When a Class Becomes a Crowd
There is a big difference between filling a room and helping people learn inside it.
I’m teaching a class right now with more than 55 students in the room, and every time that happens, I have the same thought: this is not really teaching anymore, this is crowd management with slides. You’re basically performing. You’re a guy with a clicker, a voice, and a PowerPoint deck trying to keep a small human avalanche vaguely pointed in the same direction.
And look, I understand the logic. I’m not naïve. Business schools are businesses. Rooms get filled, timetables get compressed, cohorts get bundled together, and on paper it probably all looks beautifully efficient. But in real life, in the room, with actual human beings and actual attention spans, it starts to break down very quickly.
And no, slides are not magic.

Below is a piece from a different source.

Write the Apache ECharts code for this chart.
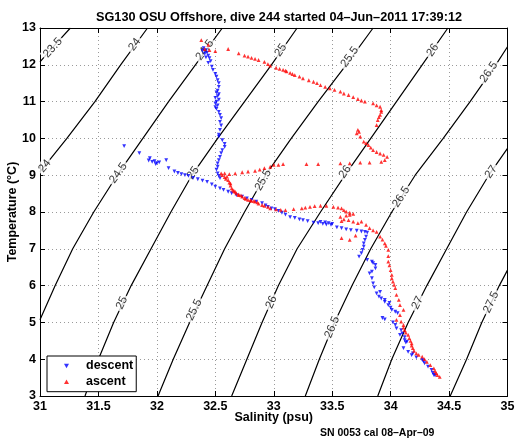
<!DOCTYPE html>
<html><head><meta charset="utf-8">
<script src="https://cdn.jsdelivr.net/npm/echarts@6/dist/echarts.min.js"></script>
<style>html,body{margin:0;padding:0;background:#fff}#c{width:519px;height:442px}</style>
</head><body><div id="c"></div>
<script>
// ---------- texts ----------
const titleText = 'SG130 OSU Offshore, dive 244 started 04\u2013Jun\u20132011 17:39:12';
const xName = 'Salinity (psu)';
const yName = 'Temperature (\u00B0C)';
const footText = 'SN 0053 cal 08\u2013Apr\u201309';
const xTickLabels = ['31','31.5','32','32.5','33','33.5','34','34.5','35'];
const yTickLabels = ['3','4','5','6','7','8','9','10','11','12','13'];

// ---------- density contours (S, T) ----------
const sigma235 = [[31.00,12.08],[31.13,12.55],[31.26,13.00]];
const sigma24  = [[31.00,9.09],[31.23,10],[31.47,11],[31.69,12],[31.92,13]];
const sigma245 = [[31.00,5.07],[31.13,6],[31.28,7],[31.46,8],[31.66,9],[31.88,10],[32.10,11],[32.33,12],[32.56,13]];
const sigma25  = [[31.385,3],[31.50,4],[31.63,5],[31.78,6],[31.95,7],[32.12,8],[32.30,9],[32.52,10],[32.75,11],[32.98,12],[33.20,13]];
const sigma255 = [[32.01,3],[32.14,4],[32.28,5],[32.43,6],[32.58,7],[32.75,8],[32.93,9],[33.15,10],[33.38,11],[33.62,12],[33.85,13]];
const sigma26  = [[32.64,3],[32.77,4],[32.90,5],[33.04,6],[33.20,7],[33.40,8],[33.61,9],[33.83,10],[34.05,11],[34.27,12],[34.49,13]];
const sigma265 = [[33.27,3],[33.39,4],[33.52,5],[33.67,6],[33.83,7],[34.01,8],[34.21,9],[34.45,10],[34.68,11],[34.90,12],[35.00,12.49]];
const sigma27  = [[33.89,3],[34.01,4],[34.15,5],[34.31,6],[34.48,7],[34.65,8],[34.84,9],[35.00,9.73]];
const sigma275 = [[34.51,3],[34.65,4],[34.78,5],[34.93,6],[35.00,6.42]];
const contourLevels = ['23.5','24','24.5','25','25.5','26','26.5','27','27.5'];
const contourLines = [sigma235, sigma24, sigma245, sigma25, sigma255, sigma26, sigma265, sigma27, sigma275];

// contour label anchors: level, S, T
const contourLabels = [
 ['23.5',31.11,12.46],['24',31.81,12.55],['24',31.04,9.25],
 ['24.5',32.41,12.40],['24.5',31.67,9.06],
 ['25',33.06,12.40],['25',32.31,9.06],['25',31.70,5.53],
 ['25.5',33.65,12.21],['25.5',32.91,8.87],['25.5',32.32,5.34],
 ['26',34.36,12.40],['26',33.61,9.09],['26',32.98,5.55],
 ['26.5',34.84,11.80],['26.5',34.09,8.41],['26.5',33.50,4.87],
 ['27',34.86,9.09],['27',34.23,5.53],['27.5',34.86,5.55]
];

// ---------- glider profile data (S, T) ----------
const descent = [
 [32.40,12.45],[32.39,12.38],[32.42,12.40],[32.41,12.30],[32.43,12.33],[32.44,12.25],[32.42,12.20],[32.45,12.18],[32.46,12.10],[32.44,12.05],
 [32.47,11.95],[32.48,11.86],[32.50,11.75],[32.51,11.68],[32.52,11.58],[32.53,11.50],[32.53,11.40],[32.52,11.30],[32.51,11.25],[32.53,11.20],
 [32.52,11.15],[32.50,11.10],[32.53,11.05],[32.51,11.00],[32.50,10.95],[32.52,10.90],[32.50,10.85],[32.51,10.80],[32.53,10.72],[32.54,10.64],
 [32.55,10.55],[32.54,10.45],[32.55,10.35],[32.54,10.23],[32.53,10.10],[32.53,10.05],[32.56,9.95],[32.58,9.85],[32.58,9.77],[32.56,9.68],
 [32.55,9.60],[32.54,9.50],[32.53,9.41],[32.52,9.32],[32.52,9.23],[32.51,9.15],[32.52,9.05],[32.53,8.98],[32.54,8.92],
 [31.72,9.79],[31.85,9.60],[31.94,9.46],[31.93,9.40],[31.96,9.36],[31.98,9.38],[32.00,9.33],[32.02,9.35],[31.99,9.30],[32.08,9.41],
 [32.10,9.19],[32.15,9.10],[32.18,9.06],[32.21,9.03],[32.24,9.00],[32.27,8.98],[32.31,8.93],[32.35,8.89],[32.39,8.85],[32.43,8.82],
 [32.47,8.75],[32.50,8.69],[32.54,8.64],[32.57,8.60],[32.61,8.55],[32.64,8.51],[32.68,8.46],[32.73,8.42],[32.77,8.37],[32.81,8.33],
 [32.85,8.28],[32.90,8.24],[32.93,8.18],[32.95,8.14],[32.98,8.10],[33.01,8.08],[33.04,8.03],[33.07,7.98],[33.10,7.93],[33.14,7.86],
 [33.18,7.84],[33.22,7.80],[33.25,7.78],[33.29,7.75],[33.34,7.71],[33.38,7.70],[33.40,7.73],[33.42,7.68],[33.44,7.72],[33.45,7.66],
 [33.47,7.70],[33.49,7.65],[33.50,7.68],[33.54,7.58],[33.58,7.56],[33.62,7.53],[33.66,7.51],[33.71,7.49],[33.75,7.47],[33.78,7.46],
 [33.80,7.44],[33.79,7.33],[33.78,7.24],[33.77,7.15],[33.77,7.06],[33.76,6.97],[33.75,6.88],[33.73,6.79],[33.80,6.70],[33.84,6.65],
 [33.85,6.61],[33.87,6.56],[33.87,6.47],[33.84,6.38],[33.82,6.33],[33.84,6.20],[33.85,6.06],[33.86,5.95],[33.88,5.79],[33.91,5.83],
 [33.90,5.70],[33.92,5.65],[33.95,5.61],[33.95,5.56],[33.98,5.47],[33.99,5.53],[34.00,5.40],[34.01,5.34],[34.04,5.29],[34.06,5.25],
 [33.95,5.08],[33.93,5.12],[34.02,5.00],[34.04,4.93],[34.05,4.84],[34.09,4.79],[34.08,4.66],[34.10,4.70],[34.12,4.60],[34.12,4.52],
 [34.14,4.48],[34.13,4.45],[34.11,4.30],[34.15,4.20],[34.19,4.16],[34.18,4.11],[34.22,4.05],[34.27,3.98],[34.28,3.95],[34.29,3.89],
 [34.32,3.80],[34.35,3.71],[34.36,3.63],[34.37,3.57],[34.38,3.56]
];
const ascent = [
 [34.42,3.52],[34.40,3.57],[34.39,3.62],[34.38,3.68],[34.37,3.75],[34.34,3.84],[34.31,3.93],[34.29,4.00],[34.27,4.07],[34.24,4.12],
 [34.22,4.16],[34.20,4.23],[34.19,4.30],[34.18,4.37],[34.18,4.43],[34.17,4.50],[34.16,4.57],[34.15,4.66],[34.13,4.72],[34.12,4.79],
 [34.11,4.86],[34.11,4.93],[34.09,5.02],[34.05,5.07],[34.08,5.20],[34.11,5.34],[34.08,5.47],[34.07,5.61],[34.05,5.75],[34.04,5.93],
 [34.03,6.02],[34.02,6.11],[34.01,6.20],[34.01,6.29],[34.00,6.42],[33.99,6.55],[33.98,6.65],[33.98,6.80],[33.98,6.97],[33.96,7.08],
 [33.95,7.15],[33.93,7.25],[33.91,7.33],[33.88,7.46],[33.85,7.50],[33.82,7.56],[33.79,7.65],[33.75,7.74],[33.72,7.70],[33.68,7.74],
 [33.64,7.78],[33.60,7.80],[33.58,7.75],[33.57,7.87],[33.62,7.90],[33.65,7.92],[33.68,7.95],[33.65,7.98],[33.62,8.01],[33.60,8.05],
 [33.58,7.29],[33.65,7.24],[33.70,7.36],
 [33.58,8.10],[33.55,8.12],[33.51,8.14],[33.45,8.17],[33.40,8.17],[33.35,8.16],[33.31,8.14],[33.27,8.12],[33.24,8.10],[33.17,8.08],
 [33.10,8.05],[33.06,8.06],[33.02,8.07],[32.97,8.10],[32.95,8.14],[32.92,8.17],[32.90,8.19],[32.87,8.23],[32.84,8.28],[32.81,8.30],
 [32.78,8.33],[32.75,8.38],[32.73,8.42],[32.70,8.46],[32.68,8.51],[32.66,8.57],[32.64,8.64],[32.63,8.72],[32.63,8.78],[32.61,8.87],
 [32.60,8.96],[32.58,9.05],[32.55,9.05],[32.56,9.00],[32.58,8.95],[32.59,8.90],[32.62,8.80],[32.65,8.60],[32.67,8.55],[32.70,8.48],
 [32.72,8.45],[32.76,8.36],[32.80,8.32],[32.83,8.30],[32.86,8.26],
 [32.62,9.03],[32.67,9.05],[32.73,9.08],[32.78,9.10],[32.84,9.12],[32.88,9.15],[32.92,9.19],[32.97,9.23],[33.00,9.28],[33.04,9.28],
 [33.08,9.30],[33.28,9.30],[33.38,9.30],[33.57,9.32],[33.65,9.32],[33.74,9.34],[33.82,9.34],[33.92,9.36],[33.95,9.41],[33.97,9.50],
 [33.94,9.55],[33.91,9.59],[33.88,9.63],[33.85,9.68],[33.83,9.75],[33.81,9.82],[33.79,9.87],[33.77,9.91],[33.74,10.05],[33.71,10.14],
 [33.72,10.23],[33.73,10.18],[33.88,10.36],[33.89,10.50],[33.90,10.58],[33.91,10.64],[33.92,10.72],[33.92,10.77],[33.91,10.86],[33.88,10.90],
 [33.85,10.95],[33.78,11.00],[33.75,11.03],[33.72,11.07],[33.68,11.12],[33.64,11.18],[33.60,11.22],[33.57,11.27],[33.52,11.32],[33.48,11.36],
 [33.44,11.40],[33.40,11.45],[33.37,11.50],[33.34,11.54],[33.30,11.58],[33.25,11.63],[33.22,11.68],[33.18,11.72],[33.16,11.75],[33.14,11.78],
 [33.11,11.82],[33.10,11.84],[33.08,11.86],[33.05,11.89],[33.02,11.92],[32.97,11.98],[32.95,12.02],[32.92,12.08],[32.87,12.13],[32.84,12.16],
 [32.81,12.19],[32.78,12.22],[32.75,12.25],[32.70,12.31],[32.61,12.43],[32.50,12.37],[32.45,12.40],[32.41,12.43],[32.44,12.54],[32.38,12.67]
];

// ---------- chart ----------
const FONT = 'Liberation Sans';
const chart = echarts.init(document.getElementById('c'), null, {renderer: 'canvas'});
const axisCommon = {
  type: 'value',
  axisLine: {show: true, onZero: false, lineStyle: {color: '#000', width: 1}},
  axisTick: {show: true, inside: true, length: 5, lineStyle: {color: '#000'}}
};
const option = {
  animation: false,
  backgroundColor: '#fff',
  title: {
    text: titleText, left: 274, top: 6, textAlign: 'center',
    textStyle: {fontFamily: FONT, fontSize: 12.7, fontWeight: 'bold', color: '#000'}
  },
  grid: {left: 40, right: 11.5, top: 28, bottom: 46, outerBoundsMode: 'none', containLabel: false},
  xAxis: [
    Object.assign({}, axisCommon, {
      min: 31, max: 35, interval: 0.5, position: 'bottom',
      name: xName, nameLocation: 'middle', nameGap: 15, nameMoveOverlap: false,
      nameTextStyle: {fontFamily: FONT, fontSize: 12.5, fontWeight: 'bold', color: '#000'},
      axisLabel: {margin: 4, fontFamily: FONT, fontSize: 12.5, fontWeight: 'bold', color: '#000',
        formatter: v => xTickLabels[Math.round((v - 31) / 0.5)]},
      splitLine: {show: true, lineStyle: {color: '#9a9a9a', type: [1, 3], width: 1}}
    }),
    Object.assign({}, axisCommon, {
      min: 31, max: 35, interval: 0.5, position: 'top',
      axisLabel: {show: false}, splitLine: {show: false}
    })
  ],
  yAxis: [
    Object.assign({}, axisCommon, {
      min: 3, max: 13, interval: 1, position: 'left',
      name: yName, nameLocation: 'middle', nameGap: 21, nameRotate: 90, nameMoveOverlap: false,
      nameTextStyle: {fontFamily: FONT, fontSize: 12.5, fontWeight: 'bold', color: '#000'},
      axisLabel: {margin: 4, fontFamily: FONT, fontSize: 12.5, fontWeight: 'bold', color: '#000',
        formatter: v => yTickLabels[Math.round(v - 3)]},
      splitLine: {show: true, lineStyle: {color: '#9a9a9a', type: [1, 3], width: 1}}
    }),
    Object.assign({}, axisCommon, {
      min: 3, max: 13, interval: 1, position: 'right',
      axisLabel: {show: false}, splitLine: {show: false}
    })
  ],
  legend: {
    orient: 'vertical', left: 47, top: 356,
    backgroundColor: '#fff', borderColor: '#000', borderWidth: 1, borderRadius: 0,
    padding: [3, 3, 3, 17], itemGap: 1.7, itemWidth: 5, itemHeight: 5,
    textStyle: {fontFamily: FONT, fontSize: 12.5, fontWeight: 'bold', color: '#000', padding: [0, 0, 0, 12], lineHeight: 14},
    data: [{name: 'descent', icon: 'path://M0,0L10,0L5,9Z'}, {name: 'ascent', icon: 'path://M5,0L10,9L0,9Z'}]
  },
  graphic: [{
    type: 'text', left: 320, top: 428,
    style: {text: footText, fontFamily: FONT, fontSize: 10.5, fontWeight: 'bold', fill: '#000'}
  }],
  series: contourLines.map((pts, i) => ({
    type: 'line', name: 'sigma ' + contourLevels[i], data: pts,
    xAxisIndex: 0, yAxisIndex: 0, symbol: 'none', showSymbol: false, silent: true, z: 1,
    lineStyle: {color: '#000', width: 1.2}
  })).concat([
    {type: 'scatter', name: 'descent', data: descent, xAxisIndex: 0, yAxisIndex: 0,
     symbol: 'triangle', symbolRotate: 180, symbolSize: 3.8, z: 4, itemStyle: {color: '#0000ff'}},
    {type: 'scatter', name: 'ascent', data: ascent, xAxisIndex: 0, yAxisIndex: 0,
     symbol: 'triangle', symbolSize: 3.8, z: 5, itemStyle: {color: '#ff0000'}}
  ])
};
chart.setOption(option);

// contour labels, rotated along their contour (angle taken from library pixel conversion)
function angleAt(level, T) {
  const pts = contourLines[contourLevels.indexOf(level)];
  let a = pts[0], b = pts[1];
  for (let i = 0; i < pts.length - 1; i++) {
    if (T >= pts[i][1] && T <= pts[i + 1][1]) { a = pts[i]; b = pts[i + 1]; break; }
  }
  const pa = chart.convertToPixel({gridIndex: 0}, a);
  const pb = chart.convertToPixel({gridIndex: 0}, b);
  return Math.atan2(pa[1] - pb[1], pb[0] - pa[0]) * 180 / Math.PI;
}
const labelData = contourLabels.map(l => ({
  name: l[0], value: [l[1], l[2]],
  label: {rotate: angleAt(l[0], l[2])}
}));
const series = option.series.slice();
series.splice(contourLines.length, 0, {
  type: 'scatter', name: 'labels', data: labelData, xAxisIndex: 0, yAxisIndex: 0,
  symbol: 'circle', symbolSize: 1, silent: true, z: 2,
  itemStyle: {color: 'rgba(0,0,0,0)'},
  label: {show: true, position: 'inside', formatter: p => p.name,
    fontFamily: FONT, fontSize: 11.5, color: '#000', backgroundColor: '#fff', padding: [0, 2]},
  labelLayout: {hideOverlap: false}
});
chart.setOption({series: series});
</script></body></html>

Students cannot catch ideas as they whizz past them like dry leaves in the wind. Real teaching is slower than that. Messier too. It is a pause, a question, a bad answer, a better follow up, a scribble on a piece of paper, me leaning over a table and saying, “No, hang on, you’re mixing up the problem and the solution.” That’s where the learning happens. Not in slide 27.
That does not happen with 55 people. Or not well, anyway.

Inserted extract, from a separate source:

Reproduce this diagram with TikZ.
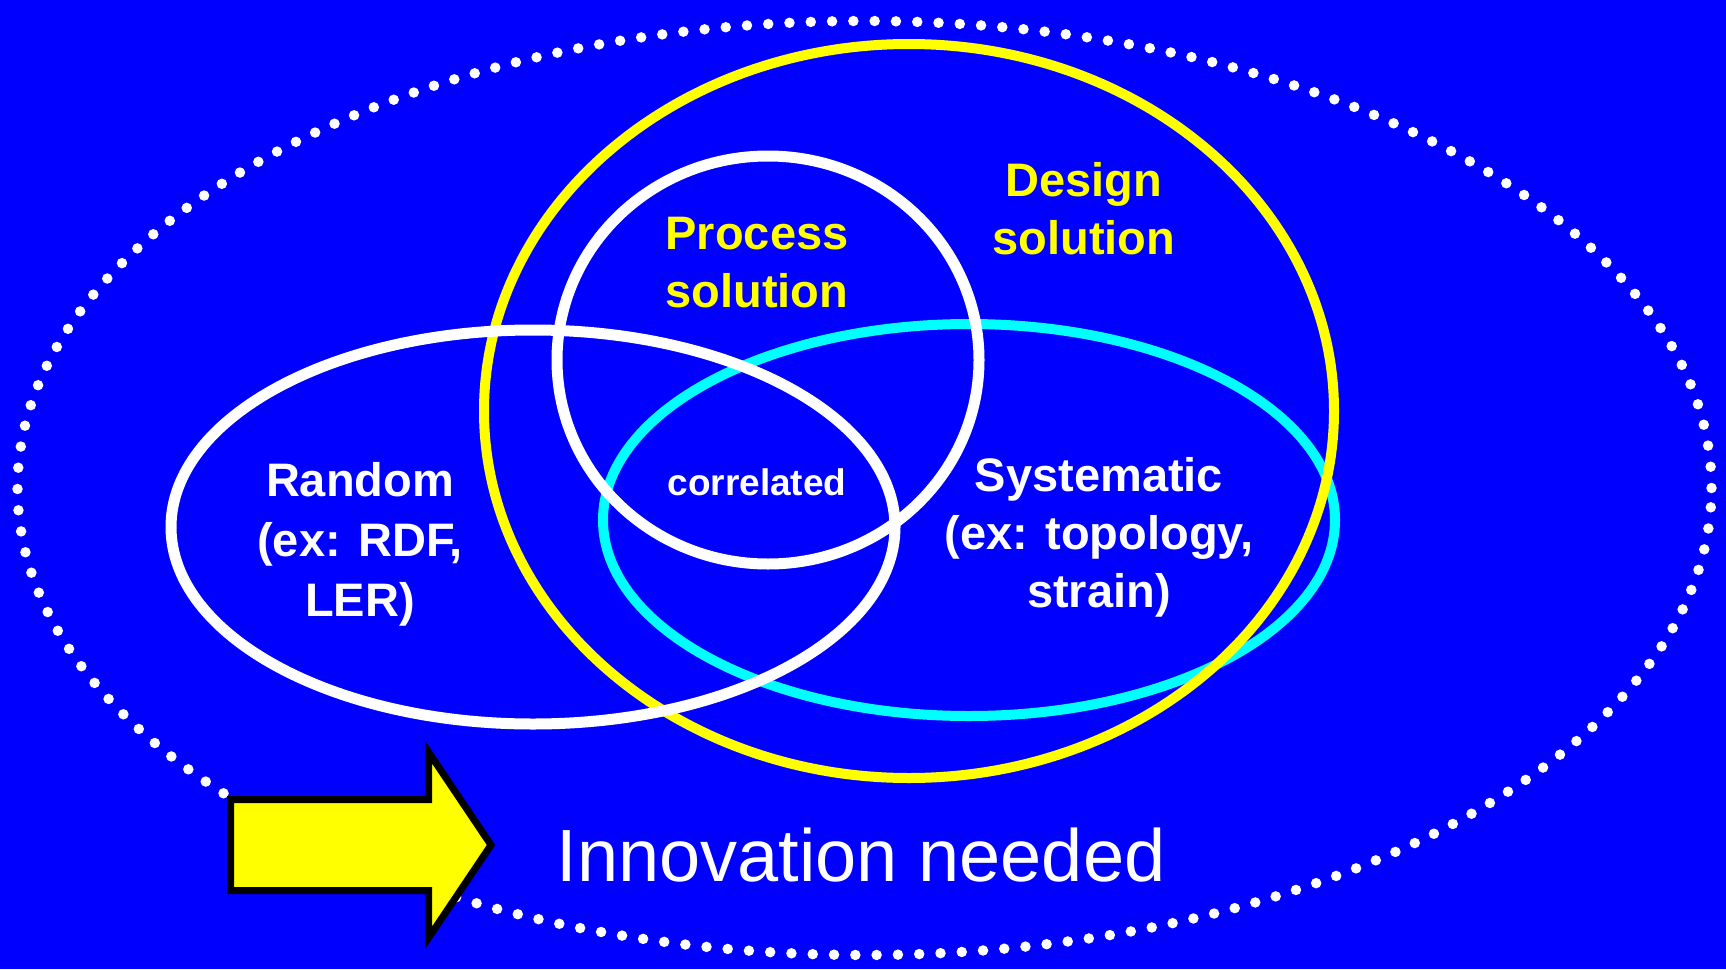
\documentclass[tikz,border=0pt]{standalone}
\usepackage{fontspec}
\setmainfont{Liberation Sans}
\usepackage{tikz}
\definecolor{slideblue}{RGB}{0,0,255}
\definecolor{ringyellow}{RGB}{255,255,0}
\definecolor{ringcyan}{RGB}{0,255,255}
\tikzset{
  ring/.style={line width=10pt},
  label/.style={align=center, inner sep=0pt, font=\bfseries\fontsize{47}{58}\selectfont}
}

\begin{document}
\begin{tikzpicture}[x=1pt, y=-1pt]
% background
\fill[slideblue] (0,0) rectangle (1726,969);
\useasboundingbox (0,0) rectangle (1726,969);

% dotted outer boundary
\draw[white, line width=10.5pt, line cap=round, dash pattern=on 0pt off 21.3pt]
  (864.5,488) ellipse [x radius=847pt, y radius=467pt];

% systematic
\draw[ring, ringcyan] (969,520) ellipse [x radius=366pt, y radius=196pt];
% design solution
\draw[ring, ringyellow] (909,411) ellipse [x radius=425pt, y radius=367pt];
% process solution
\draw[ring, white, line width=11pt] (768,360) ellipse [x radius=211pt, y radius=204pt];
% random
\draw[ring, white, line width=11pt] (533,527) ellipse [x radius=362pt, y radius=197pt];

% labels
\node[label, ringyellow] (process) at (757,263) {Process\\solution};
\node[label, ringyellow] (design) at (1084,209) {Design\\solution};
\node[label, white, font=\bfseries\fontsize{47}{60}\selectfont] (random) at (360,544) {Random\\(ex: RDF,\\LER)};
\node[label, white] (systematic) at (1099,537) {Systematic\\(ex: topology,\\strain)};
\node[white, inner sep=0pt, font=\bfseries\fontsize{37}{44}\selectfont] (correlated) at (757,482) {correlated};

% arrow
\draw[black, fill=ringyellow, line width=7pt, line join=miter]
  (230.5,799.5) -- (428.5,799.5) -- (428.5,752) -- (491,845)
  -- (428.5,938) -- (428.5,890.5) -- (230.5,890.5) -- cycle;
\node[white, inner sep=0pt, font=\fontsize{74}{88}\selectfont] (innovation) at (861,855) {Innovation needed};
\end{tikzpicture}
\end{document}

For me, the sweet spot is somewhere in the early to mid twenties. Big enough to create energy, small enough that I can still get close to people, read the room, push a team, calm another one down, and actually help someone over a hurdle. Once you get far beyond that, the whole thing changes. Yesterday, before the break, I had barely made it around the room. A few teams had not seen me for more than an hour. An hour. In a class they are paying serious money for. That’s absurd.

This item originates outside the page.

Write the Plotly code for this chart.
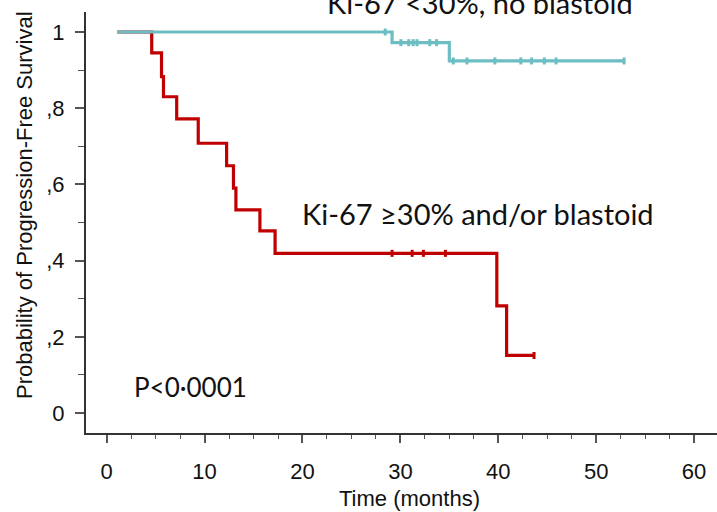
import plotly.graph_objects as go

# Kaplan-Meier estimates, progression-free survival (months)
# High-risk group: Ki-67 >=30% and/or blastoid morphology
high_times = [1.1, 4.6, 5.6, 5.8, 7.15, 9.35, 12.25, 12.95, 13.2, 15.65, 17.2, 39.85, 40.85, 43.65]
high_surv = [1.0, 0.945, 0.883, 0.830, 0.772, 0.708, 0.649, 0.590, 0.533, 0.478, 0.419, 0.281, 0.151, 0.151]
high_censored = [29.15, 31.2, 32.35, 34.6, 43.65]

# Low-risk group: Ki-67 <30%, no blastoid morphology
low_times = [1.1, 29.15, 35.0, 52.85]
low_surv = [1.0, 0.972, 0.924, 0.924]
low_censored = [28.45, 30.05, 30.85, 31.3, 31.7, 33.0, 33.7, 35.4, 36.8, 39.65,
                42.3, 43.4, 44.7, 45.9, 52.85]

x_ticks = [0, 10, 20, 30, 40, 50, 60]
y_ticks = [0, 0.2, 0.4, 0.6, 0.8, 1.0]
y_ticktext = ["0", ",2", ",4", ",6", ",8", "1"]

RED = "#C00000"
TEAL = "#6CBEC3"
AXIS_FONT = "Liberation Sans, Arial, sans-serif"
LABEL_FONT = "Lato, Calibri, sans-serif"

W, H = 717, 512
ML, MR, MT, MB = 86, 0, 12, 79


def surv_at(t, times, surv):
    """Value of the step function at time t."""
    val = surv[0]
    for ti, si in zip(times, surv):
        if ti <= t:
            val = si
    return val


def paper_x(px):
    return (px - ML) / (W - ML - MR)


def paper_y(py):
    return (H - MB - py) / (H - MT - MB)


fig = go.Figure()

for times, surv, cens, color in [
    (high_times, high_surv, high_censored, RED),
    (low_times, low_surv, low_censored, TEAL),
]:
    fig.add_trace(go.Scatter(
        x=times, y=surv, mode="lines",
        line=dict(color=color, width=3.2, shape="hv"),
        showlegend=False, hoverinfo="skip",
    ))
    fig.add_trace(go.Scatter(
        x=cens, y=[surv_at(t, times, surv) for t in cens], mode="markers",
        marker=dict(symbol="line-ns", size=5, line=dict(color=color, width=3)),
        showlegend=False, hoverinfo="skip",
    ))

fig.add_annotation(x=paper_x(300), y=paper_y(213), xref="paper", yref="paper",
                   xanchor="left", yanchor="middle",
                   text="Ki-67 ≥30% and/or blastoid", showarrow=False,
                   font=dict(family=LABEL_FONT, size=29, color="#111111"))
fig.add_annotation(x=paper_x(325), y=paper_y(3), xref="paper", yref="paper",
                   xanchor="left", yanchor="middle",
                   text="Ki-67 <30%, no blastoid", showarrow=False,
                   font=dict(family=LABEL_FONT, size=29, color="#111111"))
fig.add_annotation(x=paper_x(132), y=paper_y(387), xref="paper", yref="paper",
                   xanchor="left", yanchor="middle",
                   text="P<0·0001", showarrow=False,
                   font=dict(family=LABEL_FONT, size=26, color="#111111"))

# Axis titles
fig.add_annotation(x=paper_x(24), y=paper_y(205), xref="paper", yref="paper",
                   text="Probability of Progression-Free Survival", textangle=-90,
                   showarrow=False, xanchor="center", yanchor="middle",
                   font=dict(family=AXIS_FONT, size=22, color="#111111"))
fig.add_annotation(x=paper_x(409), y=paper_y(498), xref="paper", yref="paper",
                   text="Time (months)", showarrow=False,
                   xanchor="center", yanchor="middle",
                   font=dict(family=AXIS_FONT, size=22, color="#111111"))

fig.update_layout(
    width=W, height=H,
    margin=dict(l=ML, r=MR, t=MT, b=MB, pad=0),
    plot_bgcolor="white", paper_bgcolor="white",
    showlegend=False,
)

fig.update_xaxes(
    range=[-2.114, 62.34], tickvals=x_ticks,
    showline=True, linecolor="#333333", linewidth=2,
    ticks="outside", ticklen=8, tickwidth=1.5, tickcolor="#555555",
    ticklabelstandoff=10,
    minor=dict(tick0=0, dtick=2.5, ticks="outside", ticklen=4, tickwidth=1.2,
               tickcolor="#555555", showgrid=False),
    showgrid=False, zeroline=False,
    tickfont=dict(family=AXIS_FONT, size=22, color="#111111"),
)
fig.update_yaxes(
    range=[-0.0525, 1.0525], tickvals=y_ticks, ticktext=y_ticktext,
    showline=True, linecolor="#333333", linewidth=2,
    ticks="outside", ticklen=9, tickwidth=1.5, tickcolor="#555555",
    ticklabelstandoff=6,
    minor=dict(tick0=0, dtick=0.1, ticks="outside", ticklen=6, tickwidth=1.2,
               tickcolor="#555555", showgrid=False),
    showgrid=False, zeroline=False,
    tickfont=dict(family=AXIS_FONT, size=22, color="#111111"),
)

fig.write_html("out.html")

So what do I do when schools keep stuffing the room? I fight back a bit. Post its. Loose paper. Get up. Move. Talk. Ask them to borrow pens from each other because apparently half the class now shows up to university like it is a lounge, not a classroom. I build in two or three mini breaks in a three hour block. I go grab coffee with them. I herd them back in like a sheepdog (and believe me, that’s real contact!) It helps. Of course it helps. But it’s still compensation. It’s still me trying to outsmart a structural problem that should not be there in the first place.
Not elegant, maybe. But at least it still feels human. And that’s really the point, isn’t it? If business schools are supposed to be in the business of learning, why are so many of them still organised around efficiency, when learning itself is anything but efficient?